Evidence of shareholders’ approval not decisive — Court approval to discontinue action under section 216A.

216B.(1) An application made or an action brought or intervened in under section 216A shall not be stayed or
dismissed by reason only that it is shown that an alleged breach of a right or duty owned to the company has been or
may be approved by the members of the company, but evidence of approval by the members may be taken into
account by the Court in making an order under section 216A.
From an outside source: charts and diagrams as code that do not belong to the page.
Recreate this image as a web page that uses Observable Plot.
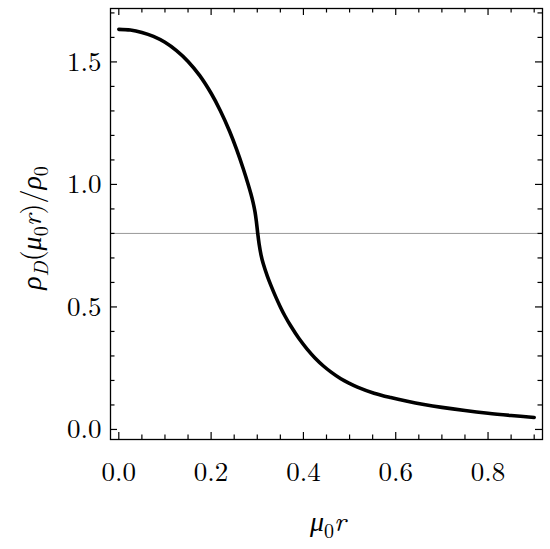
<!DOCTYPE html>
<html lang="en">
<head>
<meta charset="UTF-8">
<title>rho_D profile</title>
<script src="https://cdn.jsdelivr.net/npm/d3@7"></script>
<script src="https://cdn.jsdelivr.net/npm/@observablehq/plot@0.6"></script>
<style>
  body { margin: 0; background: #fff; }
  #chart svg { display: block; }
</style>
</head>
<body>
<div id="chart"></div>
<script>
// curve: mu0 r  ->  rho_D / rho_0
const muR = [0, 0.025, 0.05, 0.075, 0.1, 0.125, 0.15, 0.175, 0.2, 0.22, 0.24, 0.255, 0.27, 0.28,
  0.286, 0.291, 0.295, 0.298, 0.301, 0.304, 0.308, 0.313, 0.322, 0.33, 0.34, 0.35, 0.36, 0.372, 0.39, 0.408, 0.425,
  0.444, 0.46, 0.481, 0.5, 0.517, 0.553, 0.589, 0.625, 0.661, 0.7, 0.75, 0.8, 0.85, 0.9];
const rhoRatio = [1.633, 1.63, 1.62, 1.604, 1.58, 1.546, 1.502, 1.445, 1.372, 1.301, 1.217, 1.144, 1.062, 1.002,
  0.963, 0.926, 0.889, 0.85, 0.8, 0.757, 0.714, 0.676, 0.625, 0.586, 0.541, 0.5, 0.463, 0.424, 0.372, 0.328, 0.292,
  0.258, 0.234, 0.207, 0.188, 0.173, 0.148, 0.13, 0.115, 0.102, 0.09, 0.077, 0.066, 0.057, 0.049];
const refLevel = 0.8;

const xMajor = [0, 0.2, 0.4, 0.6, 0.8];
const xMinor = [0.05, 0.1, 0.15, 0.25, 0.3, 0.35, 0.45, 0.5, 0.55, 0.65, 0.7, 0.75, 0.85, 0.9];
const yMajor = [0, 0.5, 1.0, 1.5];
const yMinor = [0.1, 0.2, 0.3, 0.4, 0.6, 0.7, 0.8, 0.9, 1.1, 1.2, 1.3, 1.4, 1.6, 1.7];

const curve = muR.map((x, i) => ({x, y: rhoRatio[i]}));
const font = "'Latin Modern Roman','CMU Serif','Liberation Serif','DejaVu Serif',serif";

const W = 550, H = 549, mT = 8, mR = 8, mB = 110, mL = 110;
const xDom = [-0.018, 0.918], yDom = [-0.041, 1.718];
// pixel tick length -> data units
const pxX = (xDom[1] - xDom[0]) / (W - mL - mR);
const pxY = (yDom[1] - yDom[0]) / (H - mT - mB);

// inward ticks on all four sides
function xTicks(values, len) {
  const opts = {x: d => d, stroke: "black", strokeWidth: 1.2};
  return [
    Plot.ruleX(values, {...opts, y1: yDom[0], y2: yDom[0] + len * pxY}),
    Plot.ruleX(values, {...opts, y1: yDom[1], y2: yDom[1] - len * pxY})
  ];
}
function yTicks(values, len) {
  const opts = {y: d => d, stroke: "black", strokeWidth: 1.2};
  return [
    Plot.ruleY(values, {...opts, x1: xDom[0], x2: xDom[0] + len * pxX}),
    Plot.ruleY(values, {...opts, x1: xDom[1], x2: xDom[1] - len * pxX})
  ];
}

const svg = Plot.plot({
  width: W,
  height: H,
  marginTop: mT,
  marginRight: mR,
  marginBottom: mB,
  marginLeft: mL,
  style: {fontFamily: font, background: "white"},
  x: {domain: xDom, axis: null},
  y: {domain: yDom, axis: null},
  marks: [
    Plot.ruleY([refLevel], {stroke: "#999", strokeWidth: 1}),
    Plot.line(curve, {x: "x", y: "y", stroke: "black", strokeWidth: 3.6, curve: "catmull-rom"}),
    Plot.frame({stroke: "black", strokeWidth: 1.3}),
    ...xTicks(xMajor, 7), ...xTicks(xMinor, 4.5),
    ...yTicks(yMajor, 7), ...yTicks(yMinor, 4.5),
    Plot.axisX({ticks: xMajor, tickSize: 0, tickPadding: 22, tickFormat: d3.format(".1f"), fontSize: 27, label: null}),
    Plot.axisY({ticks: yMajor, tickSize: 0, tickPadding: 9, tickFormat: d3.format(".1f"), fontSize: 27, label: null})
  ]
});

// math-style axis titles with subscripts
function mathText(parent, parts, attrs) {
  const t = parent.append("text")
    .attr("font-family", font).attr("font-size", 28).attr("fill", "black")
    .attr("text-anchor", "middle");
  Object.entries(attrs).forEach(([k, v]) => t.attr(k, v));
  let shift = 0;
  parts.forEach(p => {
    const s = t.append("tspan").text(p.t);
    if (p.i) s.attr("font-style", "italic");
    const want = p.sub ? 7 : 0;
    if (want !== shift) { s.attr("dy", want - shift); shift = want; }
    if (p.sub) s.attr("font-size", 20);
  });
  return t;
}

const root = d3.select(svg);
mathText(root, [{t: "μ", i: true}, {t: "0", sub: true}, {t: "r", i: true}],
  {x: 328, y: 531});
mathText(root, [
  {t: "ρ", i: true}, {t: "D", i: true, sub: true}, {t: "("}, {t: "μ", i: true}, {t: "0", sub: true},
  {t: "r", i: true}, {t: ")/"}, {t: "ρ", i: true}, {t: "0", sub: true}
], {transform: "translate(41,228) rotate(-90)"});

document.getElementById("chart").appendChild(svg);
</script>
</body>
</html>
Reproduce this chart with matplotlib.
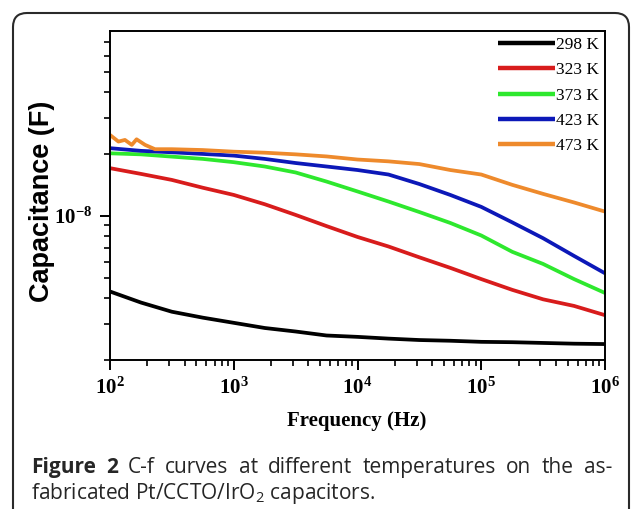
import matplotlib
matplotlib.use("Agg")
import matplotlib.pyplot as plt
from matplotlib.patches import FancyBboxPatch
from matplotlib.transforms import IdentityTransform
from matplotlib.ticker import LogLocator, FuncFormatter, NullFormatter
import numpy as np

# frequency grid (Hz)
freq = [100, 178, 316, 562, 1000, 1780, 3160, 5620, 10000, 17800, 31600,
        56200, 100000, 178000, 316000, 562000, 1000000]

# capacitance (F) for each temperature
cap_298 = [4.30e-9, 3.80e-9, 3.43e-9, 3.21e-9, 3.03e-9, 2.86e-9, 2.75e-9, 2.63e-9, 2.59e-9,
           2.54e-9, 2.50e-9, 2.48e-9, 2.45e-9, 2.44e-9, 2.42e-9, 2.40e-9, 2.39e-9]
cap_323 = [1.706e-8, 1.600e-8, 1.496e-8, 1.371e-8, 1.265e-8, 1.140e-8, 1.012e-8, 8.93e-9, 7.91e-9,
           7.11e-9, 6.30e-9, 5.60e-9, 4.94e-9, 4.38e-9, 3.94e-9, 3.66e-9, 3.30e-9]
cap_373 = [2.014e-8, 1.991e-8, 1.941e-8, 1.892e-8, 1.824e-8, 1.738e-8, 1.626e-8, 1.469e-8, 1.315e-8,
           1.175e-8, 1.045e-8, 9.25e-9, 8.04e-9, 6.70e-9, 5.85e-9, 4.94e-9, 4.23e-9]
cap_423 = [2.133e-8, 2.070e-8, 2.037e-8, 2.000e-8, 1.963e-8, 1.892e-8, 1.807e-8, 1.738e-8, 1.671e-8,
           1.589e-8, 1.429e-8, 1.265e-8, 1.107e-8, 9.31e-9, 7.80e-9, 6.40e-9, 5.27e-9]

# 473 K has some wiggles at low frequency, so its own grid
freq_473 = [100, 117, 132, 150, 164, 192, 231, 316, 562, 1000, 1780, 3160, 5620, 10000,
            17800, 31600, 56200, 100000, 178000, 316000, 562000, 1000000]
cap_473 = [2.472e-8, 2.296e-8, 2.339e-8, 2.213e-8, 2.355e-8, 2.213e-8, 2.109e-8, 2.109e-8,
           2.089e-8, 2.051e-8, 2.028e-8, 1.991e-8, 1.945e-8, 1.879e-8, 1.841e-8, 1.786e-8,
           1.671e-8, 1.589e-8, 1.416e-8, 1.280e-8, 1.163e-8, 1.050e-8]

labels = ["298 K", "323 K", "373 K", "423 K", "473 K"]
colors = ["#000000", "#d81c1c", "#2ee82e", "#0c18b8", "#ee8a2c"]

plt.rcParams['font.family'] = ['Liberation Serif', 'DejaVu Sans']
plt.rcParams['font.weight'] = 'bold'

fig = plt.figure(figsize=(6.33, 5.09), dpi=100)
W, H = 633, 509

ax = fig.add_axes([110 / W, 1 - 360 / H, 495 / W, 329 / H])

series = [(freq, cap_298), (freq, cap_323), (freq, cap_373), (freq, cap_423), (freq_473, cap_473)]
for (f, c), lab, col in zip(series, labels, colors):
    ax.plot(f, c, color=col, lw=2.7, label=lab, solid_capstyle='butt')

ax.set_xscale('log')
ax.set_yscale('log')
ax.set_xlim(1e2, 1e6)
ax.set_ylim(2.0e-9, 7.9e-8)

def sci(v, pos):
    return r'$\mathregular{10^{%d}}$' % int(round(np.log10(v)))

for axis in (ax.xaxis, ax.yaxis):
    axis.set_major_locator(LogLocator(base=10))
    axis.set_minor_locator(LogLocator(base=10, subs=np.arange(2, 10)))
    axis.set_major_formatter(FuncFormatter(sci))
    axis.set_minor_formatter(NullFormatter())

ax.tick_params(which='major', direction='out', length=7, width=1.4, labelsize=15, pad=6)
ax.tick_params(which='minor', direction='out', length=4, width=1.2)
for s in ax.spines.values():
    s.set_linewidth(1.4)

leg = ax.legend(loc='upper right', frameon=False, handlelength=3.3, handletextpad=0.05,
                labelspacing=0.52, borderaxespad=0.15, borderpad=0.2,
                prop={'family': 'Liberation Serif', 'weight': 'normal', 'size': 12.5})
for line in leg.get_lines():
    line.set_linewidth(3.2)

fig.text(357 / W, 1 - 421 / H, "Frequency (Hz)", ha='center', va='center',
         fontsize=15, fontweight='bold', family='Liberation Serif')
fig.text(42 / W, 1 - 201 / H, "Capacitance (F)", ha='center', va='center', rotation=90,
         fontsize=19.5, fontweight='bold', family='Liberation Sans')

# card border
card = FancyBboxPatch((13, -40), 616, 536, boxstyle="round,pad=0,rounding_size=14",
                      transform=IdentityTransform(), fill=False, ec='#2a2a2a', lw=1.5)
fig.add_artist(card)

# caption, first line justified
cap_font = 'Open Sans'
cap_color = '#262626'
cap_size = 15
words = [("Figure", 'bold'), ("2", 'bold'), ("C-f", 'normal'), ("curves", 'normal'),
         ("at", 'normal'), ("different", 'normal'), ("temperatures", 'normal'),
         ("on", 'normal'), ("the", 'normal'), ("as-", 'normal')]
fig.canvas.draw()
renderer = fig.canvas.get_renderer()
x0, x1 = 31, 612
texts = []
widths = []
for w, wt in words:
    t = fig.text(0, 1 - 473 / H, w, fontsize=cap_size, fontweight=wt, family=cap_font,
                 color=cap_color, ha='left', va='baseline')
    widths.append(t.get_window_extent(renderer).width)
    texts.append(t)
gap = (x1 - x0 - sum(widths)) / (len(words) - 1)
x = x0
for t, wd in zip(texts, widths):
    t.set_x(x / W)
    x += wd + gap

fig.text(x0 / W, 1 - 499 / H, r"fabricated Pt/CCTO/IrO$\mathregular{_2}$ capacitors.",
         fontsize=cap_size, fontweight='normal', family=cap_font, color=cap_color,
         ha='left', va='baseline')

fig.savefig("out.png", dpi=100, facecolor='white')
(2)      An application made or an action brought or intervened in under section 216A shall not be stayed,
discontinued, settled or dismissed for want of prosecution without the approval of the Court given upon such terms

                                                          215
as the Court thinks fit and, if the Court determines that the interest of any complainant may be substantially affected
by such stay, discontinuance, settlement or dismissal, the Court may order any party to the application or action to
give notice to the complainant.

(3)     In an application made or an action brought or intervened in under section 216A, the Court may at any time
order the company to pay to the complainant interim costs, including legal fees and disbursements, but the
complainant may be accountable for such interim costs upon final disposition of the application or action.



                                    PART VIII - RECEIVERS AND MANAGERS



                                     Disqualification for appointment as receiver.

217.(1) The following shall not be qualified to be appointed and shall not act as receiver of the property of a
company:

                  (a)         a corporation;

                  (b)         an undischarged bankrupt;

                  (c)         a mortgagee of any property of the company, an auditor of the company or a director,
                              secretary or employee of the company or of any corporation which is a mortgagee of the
                              property of the company; and

                  (d)         any person who is neither an approved liquidator nor the Official Receiver.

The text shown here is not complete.